In our pursuit of empowering natural language interfaces for interacting with APIs, we are setting our sights on the development of Agents for multiple API calls. This paradigm exhibits unique complexities that we aim to tackle. For instance, let's consider a situation where a user wants to calculate the sum of their euro balances. To fulfill this request, the system has to first make an API call to retrieve the account numbers associated with euros. For each of these accounts, it then has to make subsequent API calls to learn the balance and, finally, calculate the sum of all the balances.

The inherent challenge here is the dependency of subsequent API calls on the results obtained from the preceding ones. Traditional chains won't suffice for these operations. Instead, we need to employ agents, capable of handling the order of execution based on data.

Performance evaluation in this scenario also becomes a complex task. We need to measure not just the correctness of the system’s responses, but also the efficiency of our agent-based API calling mechanism. This will require innovative methods of testing, benchmarking and optimization to ensure a fluid and responsive user experience.
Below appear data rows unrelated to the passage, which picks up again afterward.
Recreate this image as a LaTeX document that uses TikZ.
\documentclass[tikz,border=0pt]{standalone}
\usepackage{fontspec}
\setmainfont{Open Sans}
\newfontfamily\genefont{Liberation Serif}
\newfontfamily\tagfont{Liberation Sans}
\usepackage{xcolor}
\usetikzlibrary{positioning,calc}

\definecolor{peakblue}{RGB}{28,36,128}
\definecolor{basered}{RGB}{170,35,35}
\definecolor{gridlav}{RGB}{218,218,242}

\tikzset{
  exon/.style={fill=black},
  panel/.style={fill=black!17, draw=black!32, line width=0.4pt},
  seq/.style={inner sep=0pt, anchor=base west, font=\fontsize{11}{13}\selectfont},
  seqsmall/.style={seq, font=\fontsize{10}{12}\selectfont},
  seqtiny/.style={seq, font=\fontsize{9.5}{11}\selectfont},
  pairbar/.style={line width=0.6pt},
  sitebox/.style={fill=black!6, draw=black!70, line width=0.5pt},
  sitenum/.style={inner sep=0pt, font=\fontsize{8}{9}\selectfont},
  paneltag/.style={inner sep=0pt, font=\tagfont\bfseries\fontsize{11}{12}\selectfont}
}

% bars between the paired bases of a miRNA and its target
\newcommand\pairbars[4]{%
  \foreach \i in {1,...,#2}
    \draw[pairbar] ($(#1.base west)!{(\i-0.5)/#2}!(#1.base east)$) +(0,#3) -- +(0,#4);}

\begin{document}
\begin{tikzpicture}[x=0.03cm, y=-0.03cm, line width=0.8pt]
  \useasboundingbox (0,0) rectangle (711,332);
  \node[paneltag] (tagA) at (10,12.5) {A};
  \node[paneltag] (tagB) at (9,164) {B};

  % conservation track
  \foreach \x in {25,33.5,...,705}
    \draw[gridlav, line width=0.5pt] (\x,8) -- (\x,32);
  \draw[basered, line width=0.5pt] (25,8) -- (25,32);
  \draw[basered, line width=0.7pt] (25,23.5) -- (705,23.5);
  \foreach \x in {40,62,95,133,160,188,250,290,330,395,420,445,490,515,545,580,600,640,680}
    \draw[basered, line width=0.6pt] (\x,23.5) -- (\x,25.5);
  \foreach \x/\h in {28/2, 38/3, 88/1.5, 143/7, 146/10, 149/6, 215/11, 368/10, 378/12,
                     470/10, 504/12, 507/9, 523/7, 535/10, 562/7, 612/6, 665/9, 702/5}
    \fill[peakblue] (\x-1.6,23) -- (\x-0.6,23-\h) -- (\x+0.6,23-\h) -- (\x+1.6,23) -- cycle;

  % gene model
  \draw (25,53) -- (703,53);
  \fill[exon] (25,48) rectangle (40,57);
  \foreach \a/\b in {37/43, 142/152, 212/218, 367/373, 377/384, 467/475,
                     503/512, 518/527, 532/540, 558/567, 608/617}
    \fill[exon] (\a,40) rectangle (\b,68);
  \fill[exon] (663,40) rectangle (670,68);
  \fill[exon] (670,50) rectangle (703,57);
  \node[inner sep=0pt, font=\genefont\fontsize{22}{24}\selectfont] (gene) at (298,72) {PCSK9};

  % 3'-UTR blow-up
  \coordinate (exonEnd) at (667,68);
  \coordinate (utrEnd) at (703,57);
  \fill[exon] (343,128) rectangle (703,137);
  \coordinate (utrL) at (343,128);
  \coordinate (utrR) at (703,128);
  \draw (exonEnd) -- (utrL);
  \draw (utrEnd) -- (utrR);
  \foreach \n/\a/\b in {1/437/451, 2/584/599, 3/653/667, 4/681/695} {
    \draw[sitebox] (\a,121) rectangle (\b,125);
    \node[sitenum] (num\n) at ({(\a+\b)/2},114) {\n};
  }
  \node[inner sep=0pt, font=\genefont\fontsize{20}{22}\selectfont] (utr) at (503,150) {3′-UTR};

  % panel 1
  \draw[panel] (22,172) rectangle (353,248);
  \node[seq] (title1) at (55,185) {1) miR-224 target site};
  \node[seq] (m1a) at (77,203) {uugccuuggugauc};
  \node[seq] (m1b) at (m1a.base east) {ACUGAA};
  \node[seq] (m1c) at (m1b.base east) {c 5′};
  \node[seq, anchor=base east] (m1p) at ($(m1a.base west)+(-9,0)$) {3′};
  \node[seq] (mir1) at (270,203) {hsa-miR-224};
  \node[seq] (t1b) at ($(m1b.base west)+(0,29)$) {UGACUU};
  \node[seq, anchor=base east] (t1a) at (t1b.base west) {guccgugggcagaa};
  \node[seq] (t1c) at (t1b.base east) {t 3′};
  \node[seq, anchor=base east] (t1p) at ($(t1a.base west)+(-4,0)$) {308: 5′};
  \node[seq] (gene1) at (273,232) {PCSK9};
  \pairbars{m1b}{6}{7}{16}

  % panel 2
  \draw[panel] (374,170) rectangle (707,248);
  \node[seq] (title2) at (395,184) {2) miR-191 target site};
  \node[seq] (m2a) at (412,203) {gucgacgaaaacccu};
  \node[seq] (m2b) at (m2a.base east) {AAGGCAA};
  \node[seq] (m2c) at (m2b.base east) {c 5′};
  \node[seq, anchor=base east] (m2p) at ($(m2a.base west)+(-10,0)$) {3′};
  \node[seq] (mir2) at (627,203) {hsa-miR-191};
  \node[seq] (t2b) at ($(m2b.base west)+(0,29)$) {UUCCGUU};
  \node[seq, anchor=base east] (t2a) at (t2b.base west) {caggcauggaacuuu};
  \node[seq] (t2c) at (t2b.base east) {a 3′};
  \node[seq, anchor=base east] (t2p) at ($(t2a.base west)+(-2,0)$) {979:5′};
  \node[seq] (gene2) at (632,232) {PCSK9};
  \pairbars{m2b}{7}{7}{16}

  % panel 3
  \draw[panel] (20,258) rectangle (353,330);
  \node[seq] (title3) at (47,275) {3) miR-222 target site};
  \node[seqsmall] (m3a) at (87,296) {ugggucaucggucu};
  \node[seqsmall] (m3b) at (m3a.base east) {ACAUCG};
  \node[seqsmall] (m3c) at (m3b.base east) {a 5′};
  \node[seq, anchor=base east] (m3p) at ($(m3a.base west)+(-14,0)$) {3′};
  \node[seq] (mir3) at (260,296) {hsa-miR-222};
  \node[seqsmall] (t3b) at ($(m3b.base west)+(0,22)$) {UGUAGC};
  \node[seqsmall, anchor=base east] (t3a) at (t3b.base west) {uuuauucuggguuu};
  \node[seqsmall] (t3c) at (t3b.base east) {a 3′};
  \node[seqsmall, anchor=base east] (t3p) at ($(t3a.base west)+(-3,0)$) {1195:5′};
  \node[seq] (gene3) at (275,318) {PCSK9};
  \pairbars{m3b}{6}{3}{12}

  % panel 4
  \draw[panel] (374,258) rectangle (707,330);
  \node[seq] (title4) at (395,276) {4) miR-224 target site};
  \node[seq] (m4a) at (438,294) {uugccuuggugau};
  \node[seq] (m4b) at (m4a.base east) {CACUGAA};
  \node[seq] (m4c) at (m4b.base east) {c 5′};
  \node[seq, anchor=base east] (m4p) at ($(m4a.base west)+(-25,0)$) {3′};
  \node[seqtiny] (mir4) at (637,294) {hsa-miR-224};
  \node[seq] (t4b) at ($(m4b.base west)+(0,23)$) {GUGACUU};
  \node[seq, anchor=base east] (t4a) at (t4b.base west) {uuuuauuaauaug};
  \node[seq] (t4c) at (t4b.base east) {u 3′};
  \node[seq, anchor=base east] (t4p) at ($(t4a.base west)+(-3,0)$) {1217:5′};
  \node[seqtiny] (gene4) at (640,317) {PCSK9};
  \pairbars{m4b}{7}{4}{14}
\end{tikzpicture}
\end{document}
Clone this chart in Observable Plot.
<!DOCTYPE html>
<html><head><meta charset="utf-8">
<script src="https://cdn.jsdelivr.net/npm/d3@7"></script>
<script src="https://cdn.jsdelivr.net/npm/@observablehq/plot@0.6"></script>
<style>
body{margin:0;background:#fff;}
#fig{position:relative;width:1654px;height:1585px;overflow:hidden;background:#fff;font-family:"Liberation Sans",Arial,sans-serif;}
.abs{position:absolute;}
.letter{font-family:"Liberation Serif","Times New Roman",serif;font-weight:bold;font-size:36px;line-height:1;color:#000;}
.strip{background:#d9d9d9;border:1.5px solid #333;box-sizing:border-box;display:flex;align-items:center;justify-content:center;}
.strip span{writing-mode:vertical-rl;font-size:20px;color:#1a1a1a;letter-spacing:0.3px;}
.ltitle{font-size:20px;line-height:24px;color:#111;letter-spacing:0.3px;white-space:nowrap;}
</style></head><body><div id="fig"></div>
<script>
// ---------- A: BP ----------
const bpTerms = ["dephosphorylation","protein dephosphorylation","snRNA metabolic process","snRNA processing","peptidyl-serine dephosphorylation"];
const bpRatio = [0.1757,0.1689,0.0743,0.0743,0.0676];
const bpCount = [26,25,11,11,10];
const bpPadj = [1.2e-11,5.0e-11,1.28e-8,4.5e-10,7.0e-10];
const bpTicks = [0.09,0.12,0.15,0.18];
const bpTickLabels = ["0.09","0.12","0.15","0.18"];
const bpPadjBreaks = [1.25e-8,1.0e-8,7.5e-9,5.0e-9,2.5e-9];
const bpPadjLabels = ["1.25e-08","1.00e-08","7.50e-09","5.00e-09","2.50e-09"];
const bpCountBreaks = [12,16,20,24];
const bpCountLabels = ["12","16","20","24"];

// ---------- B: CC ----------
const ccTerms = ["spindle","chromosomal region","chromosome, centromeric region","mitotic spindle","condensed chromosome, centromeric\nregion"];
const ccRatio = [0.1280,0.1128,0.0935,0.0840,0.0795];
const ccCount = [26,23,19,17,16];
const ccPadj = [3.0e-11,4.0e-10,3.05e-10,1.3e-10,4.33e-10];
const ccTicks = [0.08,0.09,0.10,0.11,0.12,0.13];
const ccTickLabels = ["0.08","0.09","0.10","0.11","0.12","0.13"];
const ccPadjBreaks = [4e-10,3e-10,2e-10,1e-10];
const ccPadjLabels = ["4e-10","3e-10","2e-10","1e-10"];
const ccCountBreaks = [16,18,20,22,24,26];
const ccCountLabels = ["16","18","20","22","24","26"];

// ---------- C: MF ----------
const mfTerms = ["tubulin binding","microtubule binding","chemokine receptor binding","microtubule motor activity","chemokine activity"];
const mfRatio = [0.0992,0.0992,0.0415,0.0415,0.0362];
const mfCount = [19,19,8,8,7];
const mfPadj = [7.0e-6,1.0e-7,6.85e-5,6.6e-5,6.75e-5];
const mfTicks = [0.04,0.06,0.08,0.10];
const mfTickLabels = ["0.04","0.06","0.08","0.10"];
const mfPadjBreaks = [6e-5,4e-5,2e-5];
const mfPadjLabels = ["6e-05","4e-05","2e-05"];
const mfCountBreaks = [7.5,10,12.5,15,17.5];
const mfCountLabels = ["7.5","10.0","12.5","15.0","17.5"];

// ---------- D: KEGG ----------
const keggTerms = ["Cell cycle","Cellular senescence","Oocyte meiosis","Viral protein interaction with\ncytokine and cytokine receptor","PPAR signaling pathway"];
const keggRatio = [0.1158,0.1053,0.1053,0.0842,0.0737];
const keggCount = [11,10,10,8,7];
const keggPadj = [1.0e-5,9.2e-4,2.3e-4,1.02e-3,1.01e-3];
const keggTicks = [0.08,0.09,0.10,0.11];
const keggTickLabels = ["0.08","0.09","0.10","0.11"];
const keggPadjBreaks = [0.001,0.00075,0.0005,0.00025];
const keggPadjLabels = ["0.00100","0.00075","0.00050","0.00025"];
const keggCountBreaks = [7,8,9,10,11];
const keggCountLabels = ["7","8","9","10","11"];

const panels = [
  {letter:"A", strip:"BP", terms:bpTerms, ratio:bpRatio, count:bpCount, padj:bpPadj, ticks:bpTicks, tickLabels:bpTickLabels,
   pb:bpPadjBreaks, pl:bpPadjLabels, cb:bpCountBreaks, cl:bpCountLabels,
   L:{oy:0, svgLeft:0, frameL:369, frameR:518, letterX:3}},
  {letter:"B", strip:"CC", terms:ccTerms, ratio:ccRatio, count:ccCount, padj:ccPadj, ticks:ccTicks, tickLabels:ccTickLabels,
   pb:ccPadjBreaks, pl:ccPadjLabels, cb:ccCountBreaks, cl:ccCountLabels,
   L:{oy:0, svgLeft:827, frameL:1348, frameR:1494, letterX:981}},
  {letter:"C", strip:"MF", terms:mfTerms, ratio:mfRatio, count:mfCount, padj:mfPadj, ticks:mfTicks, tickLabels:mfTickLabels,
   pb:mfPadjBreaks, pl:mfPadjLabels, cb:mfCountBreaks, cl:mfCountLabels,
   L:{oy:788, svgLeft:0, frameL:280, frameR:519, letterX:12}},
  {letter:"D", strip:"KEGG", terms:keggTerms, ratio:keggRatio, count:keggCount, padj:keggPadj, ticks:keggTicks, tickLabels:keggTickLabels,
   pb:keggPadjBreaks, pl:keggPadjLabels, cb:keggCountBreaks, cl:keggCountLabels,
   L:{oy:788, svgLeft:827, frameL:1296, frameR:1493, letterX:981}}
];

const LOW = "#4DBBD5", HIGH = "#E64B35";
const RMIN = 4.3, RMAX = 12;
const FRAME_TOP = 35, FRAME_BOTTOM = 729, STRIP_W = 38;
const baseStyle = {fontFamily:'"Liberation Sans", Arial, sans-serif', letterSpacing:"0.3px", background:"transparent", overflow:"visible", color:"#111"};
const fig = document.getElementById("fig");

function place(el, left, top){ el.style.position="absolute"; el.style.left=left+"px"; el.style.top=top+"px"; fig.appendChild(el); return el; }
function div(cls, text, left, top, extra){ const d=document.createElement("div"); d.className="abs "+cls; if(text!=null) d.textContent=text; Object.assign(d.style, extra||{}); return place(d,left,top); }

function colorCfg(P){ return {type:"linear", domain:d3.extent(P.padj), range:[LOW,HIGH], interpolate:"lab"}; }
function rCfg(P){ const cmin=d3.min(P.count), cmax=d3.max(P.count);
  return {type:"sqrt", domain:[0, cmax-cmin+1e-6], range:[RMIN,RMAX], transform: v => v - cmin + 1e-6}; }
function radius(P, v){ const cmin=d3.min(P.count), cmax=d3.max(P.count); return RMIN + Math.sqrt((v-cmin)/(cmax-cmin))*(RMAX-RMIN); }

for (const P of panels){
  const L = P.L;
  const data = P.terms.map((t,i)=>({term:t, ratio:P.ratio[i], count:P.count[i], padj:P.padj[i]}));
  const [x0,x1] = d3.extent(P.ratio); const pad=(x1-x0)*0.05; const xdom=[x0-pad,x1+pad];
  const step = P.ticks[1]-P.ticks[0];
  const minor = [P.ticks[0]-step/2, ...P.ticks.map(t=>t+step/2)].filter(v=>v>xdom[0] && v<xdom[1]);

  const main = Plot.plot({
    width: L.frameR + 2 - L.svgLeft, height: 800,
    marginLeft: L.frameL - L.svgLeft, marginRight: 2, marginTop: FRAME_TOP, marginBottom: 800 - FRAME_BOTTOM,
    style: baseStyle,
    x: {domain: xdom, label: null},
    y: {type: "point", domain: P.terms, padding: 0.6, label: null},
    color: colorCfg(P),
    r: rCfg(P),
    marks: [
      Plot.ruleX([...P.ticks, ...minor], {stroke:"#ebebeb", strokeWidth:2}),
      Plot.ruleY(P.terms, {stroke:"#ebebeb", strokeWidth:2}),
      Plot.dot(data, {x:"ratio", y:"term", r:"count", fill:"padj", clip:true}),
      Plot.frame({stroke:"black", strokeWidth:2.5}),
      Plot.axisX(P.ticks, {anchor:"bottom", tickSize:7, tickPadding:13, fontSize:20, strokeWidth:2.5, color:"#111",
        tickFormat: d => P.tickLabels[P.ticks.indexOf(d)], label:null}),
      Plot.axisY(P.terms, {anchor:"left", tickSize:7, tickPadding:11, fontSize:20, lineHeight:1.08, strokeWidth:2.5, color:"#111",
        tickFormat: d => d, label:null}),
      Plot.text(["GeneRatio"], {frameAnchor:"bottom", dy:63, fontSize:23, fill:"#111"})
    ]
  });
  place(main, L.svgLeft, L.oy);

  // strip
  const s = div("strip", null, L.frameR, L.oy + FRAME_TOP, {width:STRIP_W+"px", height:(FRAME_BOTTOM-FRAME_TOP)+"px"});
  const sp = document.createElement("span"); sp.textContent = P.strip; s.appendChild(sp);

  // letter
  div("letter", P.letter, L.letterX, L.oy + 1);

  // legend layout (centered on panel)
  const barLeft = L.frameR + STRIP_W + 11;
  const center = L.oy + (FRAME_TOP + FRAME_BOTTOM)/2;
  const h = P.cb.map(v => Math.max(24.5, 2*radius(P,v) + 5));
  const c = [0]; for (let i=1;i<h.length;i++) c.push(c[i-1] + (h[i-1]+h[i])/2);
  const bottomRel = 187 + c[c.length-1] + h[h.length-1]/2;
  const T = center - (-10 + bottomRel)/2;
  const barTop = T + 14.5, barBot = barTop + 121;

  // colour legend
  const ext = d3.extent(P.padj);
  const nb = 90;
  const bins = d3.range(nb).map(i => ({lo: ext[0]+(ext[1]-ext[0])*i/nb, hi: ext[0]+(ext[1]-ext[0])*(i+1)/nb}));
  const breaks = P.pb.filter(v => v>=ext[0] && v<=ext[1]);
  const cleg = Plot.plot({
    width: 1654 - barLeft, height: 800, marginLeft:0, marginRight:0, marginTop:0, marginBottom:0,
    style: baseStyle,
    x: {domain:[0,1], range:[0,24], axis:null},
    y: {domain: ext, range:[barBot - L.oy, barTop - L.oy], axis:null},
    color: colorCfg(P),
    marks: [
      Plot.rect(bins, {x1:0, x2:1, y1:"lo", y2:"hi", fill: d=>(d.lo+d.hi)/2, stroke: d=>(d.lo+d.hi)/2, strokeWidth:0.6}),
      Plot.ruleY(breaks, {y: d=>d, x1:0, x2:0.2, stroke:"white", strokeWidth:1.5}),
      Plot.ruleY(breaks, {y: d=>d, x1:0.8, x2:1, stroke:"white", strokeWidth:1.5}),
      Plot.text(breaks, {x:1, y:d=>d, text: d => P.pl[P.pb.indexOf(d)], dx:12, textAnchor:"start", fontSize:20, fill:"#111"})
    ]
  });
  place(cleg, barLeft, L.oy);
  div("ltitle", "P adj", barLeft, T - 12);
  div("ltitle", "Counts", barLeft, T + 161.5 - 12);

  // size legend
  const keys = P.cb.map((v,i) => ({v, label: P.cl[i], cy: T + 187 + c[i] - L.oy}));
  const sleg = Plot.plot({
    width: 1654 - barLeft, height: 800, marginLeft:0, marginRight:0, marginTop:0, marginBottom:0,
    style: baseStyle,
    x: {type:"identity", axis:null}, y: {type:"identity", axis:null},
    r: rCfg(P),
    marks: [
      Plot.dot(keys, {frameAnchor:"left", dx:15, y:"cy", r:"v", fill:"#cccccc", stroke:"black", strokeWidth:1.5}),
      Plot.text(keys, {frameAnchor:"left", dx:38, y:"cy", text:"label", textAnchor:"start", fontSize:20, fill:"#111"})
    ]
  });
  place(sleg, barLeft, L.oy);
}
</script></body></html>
The forefront of our concerns is ensuring the security and privacy of our clients. Kyriba values privacy and commits to maintain the highest standards for our customers. As the Agents for multiple API calls would require the large language model to read the results from the API calls, this must be executed securely, ensuring total confidentiality. One viable solution we are considering is the utilization of open-source models. This offers a transparency that could allow us to reassure our clients of complete security.

Furthermore, we are not just limiting ourselves to existing open-source models. We plan to rigorously test the best the market has to offer, and potentially fine-tune some of these models to achieve optimal performance. By these means, we hope to align our goals with the privacy-oriented future of data interaction and drive the evolution of secure, natural language processing in API engagements.